(RECORDED INFORMATION)
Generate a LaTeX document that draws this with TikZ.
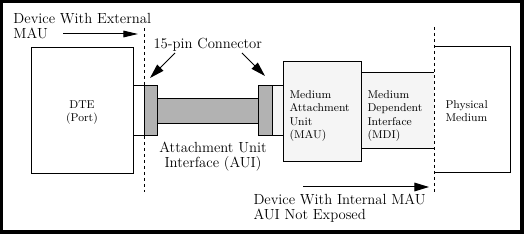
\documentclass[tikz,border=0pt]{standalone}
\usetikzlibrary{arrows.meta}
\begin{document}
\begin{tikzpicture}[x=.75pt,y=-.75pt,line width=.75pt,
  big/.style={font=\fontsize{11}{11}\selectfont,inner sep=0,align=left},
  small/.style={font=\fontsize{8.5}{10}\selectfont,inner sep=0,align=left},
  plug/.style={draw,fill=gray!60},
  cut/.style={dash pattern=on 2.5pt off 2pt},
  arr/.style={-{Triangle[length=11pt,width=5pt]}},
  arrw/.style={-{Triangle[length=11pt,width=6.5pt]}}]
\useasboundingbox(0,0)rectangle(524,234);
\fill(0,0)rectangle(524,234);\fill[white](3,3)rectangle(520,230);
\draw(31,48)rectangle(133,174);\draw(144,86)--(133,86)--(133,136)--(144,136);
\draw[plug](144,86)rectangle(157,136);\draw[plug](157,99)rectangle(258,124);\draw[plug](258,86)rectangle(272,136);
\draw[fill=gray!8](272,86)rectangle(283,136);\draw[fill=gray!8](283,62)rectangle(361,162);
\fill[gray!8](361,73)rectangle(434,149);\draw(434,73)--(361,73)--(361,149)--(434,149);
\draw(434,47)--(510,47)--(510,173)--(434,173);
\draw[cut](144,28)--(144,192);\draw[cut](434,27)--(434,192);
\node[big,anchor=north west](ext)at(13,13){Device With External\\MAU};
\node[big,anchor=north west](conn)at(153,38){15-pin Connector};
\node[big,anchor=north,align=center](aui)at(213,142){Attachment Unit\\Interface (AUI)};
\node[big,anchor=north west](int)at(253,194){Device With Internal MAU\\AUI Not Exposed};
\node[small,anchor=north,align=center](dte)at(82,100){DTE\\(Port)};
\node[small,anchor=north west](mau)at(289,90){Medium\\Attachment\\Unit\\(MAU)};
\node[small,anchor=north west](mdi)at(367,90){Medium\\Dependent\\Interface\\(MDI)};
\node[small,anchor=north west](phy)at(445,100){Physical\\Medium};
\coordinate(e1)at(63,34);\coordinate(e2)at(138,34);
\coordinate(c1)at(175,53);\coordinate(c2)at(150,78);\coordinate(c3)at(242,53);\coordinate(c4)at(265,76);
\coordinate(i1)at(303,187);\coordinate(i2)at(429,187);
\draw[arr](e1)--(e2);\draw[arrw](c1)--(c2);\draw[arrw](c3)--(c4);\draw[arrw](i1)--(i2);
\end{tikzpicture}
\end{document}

(SHORT TASK) Restate the whole listing above exactly, except for its images.

(EXPECTED ANSWER)
Generate a LaTeX document that draws this with TikZ.
\documentclass[tikz,border=0pt]{standalone}
\usetikzlibrary{arrows.meta}
\begin{document}
\begin{tikzpicture}[x=.75pt,y=-.75pt,line width=.75pt,
  big/.style={font=\fontsize{11}{11}\selectfont,inner sep=0,align=left},
  small/.style={font=\fontsize{8.5}{10}\selectfont,inner sep=0,align=left},
  plug/.style={draw,fill=gray!60},
  cut/.style={dash pattern=on 2.5pt off 2pt},
  arr/.style={-{Triangle[length=11pt,width=5pt]}},
  arrw/.style={-{Triangle[length=11pt,width=6.5pt]}}]
\useasboundingbox(0,0)rectangle(524,234);
\fill(0,0)rectangle(524,234);\fill[white](3,3)rectangle(520,230);
\draw(31,48)rectangle(133,174);\draw(144,86)--(133,86)--(133,136)--(144,136);
\draw[plug](144,86)rectangle(157,136);\draw[plug](157,99)rectangle(258,124);\draw[plug](258,86)rectangle(272,136);
\draw[fill=gray!8](272,86)rectangle(283,136);\draw[fill=gray!8](283,62)rectangle(361,162);
\fill[gray!8](361,73)rectangle(434,149);\draw(434,73)--(361,73)--(361,149)--(434,149);
\draw(434,47)--(510,47)--(510,173)--(434,173);
\draw[cut](144,28)--(144,192);\draw[cut](434,27)--(434,192);
\node[big,anchor=north west](ext)at(13,13){Device With External\\MAU};
\node[big,anchor=north west](conn)at(153,38){15-pin Connector};
\node[big,anchor=north,align=center](aui)at(213,142){Attachment Unit\\Interface (AUI)};
\node[big,anchor=north west](int)at(253,194){Device With Internal MAU\\AUI Not Exposed};
\node[small,anchor=north,align=center](dte)at(82,100){DTE\\(Port)};
\node[small,anchor=north west](mau)at(289,90){Medium\\Attachment\\Unit\\(MAU)};
\node[small,anchor=north west](mdi)at(367,90){Medium\\Dependent\\Interface\\(MDI)};
\node[small,anchor=north west](phy)at(445,100){Physical\\Medium};
\coordinate(e1)at(63,34);\coordinate(e2)at(138,34);
\coordinate(c1)at(175,53);\coordinate(c2)at(150,78);\coordinate(c3)at(242,53);\coordinate(c4)at(265,76);
\coordinate(i1)at(303,187);\coordinate(i2)at(429,187);
\draw[arr](e1)--(e2);\draw[arrw](c1)--(c2);\draw[arrw](c3)--(c4);\draw[arrw](i1)--(i2);
\end{tikzpicture}
\end{document}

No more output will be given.